The case is made from stainless steel in an assymetrical design, with the crown situated just after 4 is almost completely hidden when screwed in. When unscrewed it allows the watch to be manually wound and allows the date and time to be set also. The movement is the ETA 2824, so this allows the aforementioned manual winding and also allows the watch to be hacked when setting the time. The watch is nothing like as big as I thought it was going to be, it's approximately the same diameter (42mm) and length (47mm) as my Seiko SKX007, but it's a couple of mm deeper at 15mm. The lug width is 20mm. No doubt the depth of the watch is caused to some extent by the crystal which is supposed to be 3 or 4mm deep (I have no way of verifying this though), also the back of the watch is deeply dished so this will add to the depth as well. The bezel ratchets at 1 second intervals in an anti-clockwise direction, it's very positive in action and everything lines up! There is the usual luminous dot on the bezel at 12.

Luminosity.

Not much to be said here other than it glows like a torch!

Dial & hands.

This is a mattblack/dark grey affair. Very clear and very legible. All the hour indices (with the exception of the 3) are luminous. As the dial is marked T-SWISS MADE-T I presume the luminous material used is tritium. Whatever it is it works! The hands are well filled with luminous compound too, and the colour of the glow matches the dial perfectly. The second hand is an orangey red colour with a luminous dot towards its end. Apart from that already mentioned there is no other writing on the dial apart from Candino below the 12 marker and the Candino symbol just above that.

Finish and condition.

The watch is apparently NOS and unworn. In short it's immaculate and very well finished. The case top is brushed horizontally across the watch (from left to right, or right to left if you wish). It's very evenly done, no scrubbing with wire wool or emery cloth here! There is little polishing on the top of the watch anywhere, the bezel teeth are polished and angled to help grip and turn it. The back of the watch is fully polished but has a circle in the middle that looks beadblasted, this carries an eagle emblem and the letters DPW and the word International. The other information on the back consists of 1000 MT AUTOMATIC - SWISS MADE.

Strap.

I'm not sure if the strap should be with the watch or not. There's no make indicated (apart from an embossed cross on the buckle), it's a carbony sort of thing and comfortable enough. I think the watch would look good on an oyster bracelet and I shall look into getting one of these. Due to the lug design it will have to have straight ends.

Conclusion.

So there you I finally have a Candino 1000m diver. I've been lusting after one for about 5 years now, I've either not had the money when they've come up for sale or when I've had the money I've neverbeen able to find any for sale! Has it been worth the wait ....... MOST DEFINITELY. It is without doubt an excellent watch and an absolute keeper. If I was to pass a watch on to other members of my family it would be this one!

Many thanks for reading

Cheers

Paul


----------



## pauluspaolo (Feb 24, 2003)

Here's a picture of the back.


----------



## DavidH (Feb 24, 2003)

Congratulations

Very solid looking indeed and a nice wee sumary.

David


----------



## Guest (Aug 5, 2003)

This particular model appears to have been marketed under several different names, including Beuchat, which cost much more than the Candino. The Beuchat was apparantly French military issue.

Spadge


----------



## Andy Mac (Jun 11, 2003)

Nice watch and review, enjoy.

Did you ever manage to find a way into their web site?

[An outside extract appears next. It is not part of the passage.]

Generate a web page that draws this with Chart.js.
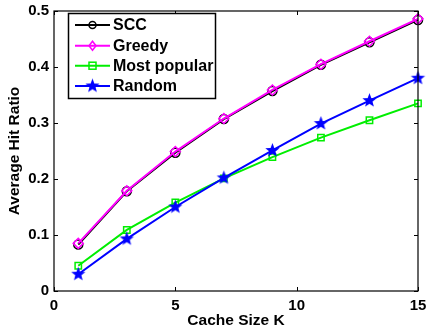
<!DOCTYPE html>
<html><head><meta charset="utf-8">
<style>html,body{margin:0;padding:0;background:#fff;}canvas{display:block;}</style>
<script src="https://cdn.jsdelivr.net/npm/chart.js@4/dist/chart.umd.min.js"></script>
</head><body>
<canvas id="c" width="426" height="332"></canvas>
<script>
const cacheSizes = [1, 3, 5, 7, 9, 11, 13, 15];
const sccValues = [0.083, 0.178, 0.247, 0.307, 0.357, 0.404, 0.444, 0.484];
const greedyValues = [0.085, 0.179, 0.249, 0.308, 0.359, 0.405, 0.446, 0.486];
const mostPopularValues = [0.045, 0.109, 0.158, 0.201, 0.239, 0.274, 0.305, 0.335];
const randomValues = [0.030, 0.093, 0.150, 0.202, 0.251, 0.299, 0.340, 0.380];
const xTicks = [0, 5, 10, 15];
const yTicks = [0, 0.1, 0.2, 0.3, 0.4, 0.5];
const seriesNames = ['SCC', 'Greedy', 'Most popular', 'Random'];

const FONT = '"Liberation Sans", Arial, Helvetica, sans-serif';

function makeStar(r, color) {
  const cv = document.createElement('canvas');
  const s = Math.ceil(r * 2 + 2);
  cv.width = s; cv.height = s;
  const g = cv.getContext('2d');
  const cx = s / 2, cy = s / 2, ri = r * 0.42;
  g.beginPath();
  for (let i = 0; i < 10; i++) {
    const a = -Math.PI / 2 + i * Math.PI / 5;
    const rr = i % 2 === 0 ? r : ri;
    const px = cx + rr * Math.cos(a), py = cy + rr * Math.sin(a);
    if (i === 0) g.moveTo(px, py); else g.lineTo(px, py);
  }
  g.closePath();
  g.fillStyle = color; g.fill();
  return cv;
}
const starImg = makeStar(7.5, '#0000ff');

function toPts(ys) { return cacheSizes.map((x, i) => ({x: x, y: ys[i]})); }

const datasets = [
  {label: seriesNames[0], data: toPts(sccValues), order: 4, borderColor: '#000000', backgroundColor: 'rgba(0,0,0,0)', pointStyle: 'circle', pointRadius: 4.5, pointBorderWidth: 1.5, pointBorderColor: '#000000'},
  {label: seriesNames[1], data: toPts(greedyValues), order: 3, borderColor: '#ff00ff', backgroundColor: 'rgba(0,0,0,0)', pointStyle: 'rectRot', pointRadius: 5, pointBorderWidth: 1.5, pointBorderColor: '#ff00ff'},
  {label: seriesNames[2], data: toPts(mostPopularValues), order: 2, borderColor: '#00ee00', backgroundColor: 'rgba(0,0,0,0)', pointStyle: 'rect', pointRadius: 4.5, pointBorderWidth: 1.5, pointBorderColor: '#00ee00'},
  {label: seriesNames[3], data: toPts(randomValues), order: 1, borderColor: '#0000ff', backgroundColor: 'rgba(0,0,0,0)', pointStyle: starImg, pointRadius: 7, pointBorderWidth: 0}
].map(d => Object.assign({borderWidth: 2, tension: 0, clip: false, fill: false}, d));

const frame = {
  id: 'frame',
  afterDatasetsDraw(chart) {
    const ctx = chart.ctx, a = chart.chartArea;
    const xs = chart.scales.x, ys = chart.scales.y;
    ctx.save();
    ctx.strokeStyle = '#000'; ctx.lineWidth = 1.2;
    ctx.strokeRect(a.left, a.top, a.right - a.left, a.bottom - a.top);
    ctx.lineWidth = 1;
    ctx.beginPath();
    xTicks.forEach(v => {
      const p = Math.round(xs.getPixelForValue(v)) + 0.5;
      ctx.moveTo(p, a.bottom); ctx.lineTo(p, a.bottom - 4);
      ctx.moveTo(p, a.top); ctx.lineTo(p, a.top + 4);
    });
    yTicks.forEach(v => {
      const p = Math.round(ys.getPixelForValue(v)) + 0.5;
      ctx.moveTo(a.left, p); ctx.lineTo(a.left + 4, p);
      ctx.moveTo(a.right, p); ctx.lineTo(a.right - 4, p);
    });
    ctx.stroke();
    // legend
    const lx = 68, ly = 13, lw = 147, lh = 85;
    ctx.fillStyle = '#fff';
    ctx.fillRect(lx, ly, lw, lh);
    ctx.strokeStyle = '#000'; ctx.lineWidth = 1.5;
    ctx.strokeRect(lx + 0.5, ly + 0.5, lw, lh);
    const rows = [25, 45.7, 65.7, 86];
    chart.data.datasets.forEach((ds, i) => {
      const y = rows[i];
      ctx.strokeStyle = ds.borderColor; ctx.lineWidth = 2;
      ctx.beginPath(); ctx.moveTo(75, y); ctx.lineTo(110, y); ctx.stroke();
      const cx = 92.5;
      ctx.lineWidth = 1.5;
      ctx.beginPath();
      if (ds.pointStyle === 'circle') { ctx.arc(cx, y, 3.5, 0, Math.PI * 2); ctx.stroke(); }
      else if (ds.pointStyle === 'rectRot') { ctx.moveTo(cx, y - 4.5); ctx.lineTo(cx + 3.5, y); ctx.lineTo(cx, y + 4.5); ctx.lineTo(cx - 3.5, y); ctx.closePath(); ctx.stroke(); }
      else if (ds.pointStyle === 'rect') { ctx.strokeRect(cx - 3.5, y - 3.5, 7, 7); }
      else { const im = ds.pointStyle; ctx.drawImage(im, cx - im.width / 2, y - im.height / 2); }
      ctx.fillStyle = '#000';
      ctx.font = 'bold 16px ' + FONT;
      ctx.textBaseline = 'middle'; ctx.textAlign = 'left';
      ctx.fillText(ds.label, 113, y + 1);
    });
    ctx.restore();
  }
};

new Chart(document.getElementById('c'), {
  type: 'line',
  data: {datasets: datasets},
  options: {
    responsive: false, animation: false, devicePixelRatio: 1,
    layout: {padding: {left: 0, right: 8, top: 11, bottom: 0}},
    plugins: {legend: {display: false}, tooltip: {enabled: false}},
    scales: {
      x: {
        type: 'linear', min: 0, max: 15,
        afterBuildTicks: s => { s.ticks = xTicks.map(v => ({value: v})); },
        afterFit: s => { s.height = 41; s.paddingLeft = 0; s.paddingRight = 0; },
        grid: {display: false, drawTicks: false},
        border: {display: false},
        ticks: {color: '#000', font: {family: FONT, size: 15, weight: 'bold'}, padding: 6, maxRotation: 0, autoSkip: false},
        title: {display: true, text: 'Cache Size K', color: '#000', font: {family: FONT, size: 15.5, weight: 'bold'}, padding: {top: 0, bottom: 2}}
      },
      y: {
        type: 'linear', min: 0, max: 0.5,
        afterBuildTicks: s => { s.ticks = yTicks.map(v => ({value: v})); },
        afterFit: s => { s.width = 54; s.paddingTop = 0; s.paddingBottom = 0; },
        grid: {display: false, drawTicks: false},
        border: {display: false},
        ticks: {color: '#000', font: {family: FONT, size: 15, weight: 'bold'}, padding: 5, autoSkip: false,
          callback: v => v === 0 ? '0' : v.toFixed(1)},
        title: {display: true, text: 'Average Hit Ratio', color: '#000', font: {family: FONT, size: 15.5, weight: 'bold'}, padding: {top: 5, bottom: 0}}
      }
    }
  },
  plugins: [frame]
});
</script>
</body></html>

I can't enter it, I only get the countdown clock thing?

Andy Mac


----------



## 036 (Feb 27, 2003)

Congratulations, it is a great looking watch, glad you like it. Thanks for a comprehensive review; I can't recall anyone elsr talking about Candino

Simon


----------



## pauluspaolo (Feb 24, 2003)

Thanks for all the comments.

Andy Mac .... I've given up trying to get into their site it's useless!

Cheers

Paul


----------



## peter (Feb 23, 2003)

Do I get a commision?( or rather Roy, for the link)?


----------



## pauluspaolo (Feb 24, 2003)

Hi Peter

Unfortunately not, but thanks for providing it anyway!

Cheers

Paul


----------



## peter (Feb 23, 2003)

It's a really nice watch. Isn't it great when that postman arrives at the door. Just like Santa coming when a child!

Peter


----------



## pauluspaolo (Feb 24, 2003)

Hi Peter

Couldn't agree more. I was beginning to get worried about the watch not arriving but I needn't have (obviously)! When it arrived I was in the middle of typing something up for my Open University course, so I thought I'd leave the opening of the parcel until I'd finished my OU stuff. Ah well I did about 30 seconds more typing before the parcel was feverishly attacked by yours truly! Sad really, but still a great feeling when you finally see the watch. Especially as I'd been after one of these for so long.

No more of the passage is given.